There is no doubt that Kathy Ireland had an arresting onscreen physical presence. The word “hot” in this case would be most à propos, especially if it was preceded by the words “goddamn” and “fucking.” But, just like many famous silent-era stars whose careers ended when talkies took over the medium, the power of Ireland’s charisma is tragically undone each and every time she opens her mouth and does us the tremendous discourtesy of allowing words to escape from it.
Cursed with the kind of voice that causes dogs to howl in misery whenever she speaks, her is further diminished by a script that requires her to essay the role of the whiniest protagonist in the history of narrative storytelling. At times, the dialogue suggests that this was a deliberate choice on the part of director/co-writer Albert Pyun. Forced to cast Ireland as his lead, he obviously decided to turn her greatest weakness into the film’s main running joke, but chose to do so in a way that only makes watching it more of a chore than it might have otherwise been.
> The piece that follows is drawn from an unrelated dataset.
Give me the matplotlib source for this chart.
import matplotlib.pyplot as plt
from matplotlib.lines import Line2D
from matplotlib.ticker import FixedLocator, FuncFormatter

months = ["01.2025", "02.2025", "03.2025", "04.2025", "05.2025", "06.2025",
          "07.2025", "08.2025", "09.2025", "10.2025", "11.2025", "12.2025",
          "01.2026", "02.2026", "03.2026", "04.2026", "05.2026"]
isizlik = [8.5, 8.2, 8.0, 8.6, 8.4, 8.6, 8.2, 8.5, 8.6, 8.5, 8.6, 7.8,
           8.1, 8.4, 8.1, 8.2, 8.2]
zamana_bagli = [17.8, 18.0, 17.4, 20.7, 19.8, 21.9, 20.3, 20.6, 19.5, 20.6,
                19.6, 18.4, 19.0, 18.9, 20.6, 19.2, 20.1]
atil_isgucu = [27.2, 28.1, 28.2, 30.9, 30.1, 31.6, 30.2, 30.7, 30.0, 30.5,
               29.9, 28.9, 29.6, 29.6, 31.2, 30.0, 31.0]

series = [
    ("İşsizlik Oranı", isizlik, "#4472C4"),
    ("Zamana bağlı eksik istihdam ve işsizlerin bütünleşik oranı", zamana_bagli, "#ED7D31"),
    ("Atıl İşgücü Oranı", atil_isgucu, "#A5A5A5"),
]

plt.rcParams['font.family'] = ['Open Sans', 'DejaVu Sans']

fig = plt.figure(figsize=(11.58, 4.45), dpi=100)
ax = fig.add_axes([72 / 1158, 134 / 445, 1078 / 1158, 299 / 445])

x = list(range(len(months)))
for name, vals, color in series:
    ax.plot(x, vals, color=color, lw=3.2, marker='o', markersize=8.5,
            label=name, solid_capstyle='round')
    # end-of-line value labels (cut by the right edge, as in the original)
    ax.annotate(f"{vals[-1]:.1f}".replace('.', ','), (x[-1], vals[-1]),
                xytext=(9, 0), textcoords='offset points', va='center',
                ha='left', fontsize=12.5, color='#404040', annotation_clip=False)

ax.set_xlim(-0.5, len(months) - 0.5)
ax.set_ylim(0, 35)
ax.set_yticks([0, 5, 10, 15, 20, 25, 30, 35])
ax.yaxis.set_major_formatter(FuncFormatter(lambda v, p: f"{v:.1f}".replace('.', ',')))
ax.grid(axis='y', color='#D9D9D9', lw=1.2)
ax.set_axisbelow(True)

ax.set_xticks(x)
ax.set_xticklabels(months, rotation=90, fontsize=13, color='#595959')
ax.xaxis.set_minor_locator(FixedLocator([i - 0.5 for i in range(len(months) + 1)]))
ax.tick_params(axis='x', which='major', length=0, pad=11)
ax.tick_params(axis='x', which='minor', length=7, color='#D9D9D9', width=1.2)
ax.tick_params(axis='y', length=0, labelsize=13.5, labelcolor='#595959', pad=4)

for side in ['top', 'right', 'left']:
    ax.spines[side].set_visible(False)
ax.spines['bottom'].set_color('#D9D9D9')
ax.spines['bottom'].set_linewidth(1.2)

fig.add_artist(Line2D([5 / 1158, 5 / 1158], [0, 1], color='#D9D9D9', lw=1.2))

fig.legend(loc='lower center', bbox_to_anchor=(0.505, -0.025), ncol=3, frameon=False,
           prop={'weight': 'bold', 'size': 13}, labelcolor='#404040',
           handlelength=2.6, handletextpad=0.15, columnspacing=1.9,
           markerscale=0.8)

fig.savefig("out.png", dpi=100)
The nominal plot concerns a California waitress (Ireland) going to Africa in order to find out more about her absentee (and presumed dead) father, only to fall down the same hole he did and become trapped in the underground city of Atlantis. To say that Alien lacks dramatic momentum is something of an understatement. The only memorable scene comes at the very end, where Ireland is finally shown in the kind of outfit that got her the role in the first place. It’s almost worth the previous 90 minutes, but in this day of Google, you can easily find similar pictures of her in similar outfits and never once fear that she might ruin it all by saying something. —Allan Mott
try watching this film twice. Never made it through the whole movie.
It does make for an extraordinarily long 85 minutes.
Back in 87 I worked at a movie theater that had the trailer for this movie in its rotation. That trailer and the MST3K episode with it are all I remember of it now.
MST3K never came to Canada when it was originally on, so I’ve only ever seen the episodes released on home video, which makes me sad, because it likely means this is one I’ll never get to see them riff through.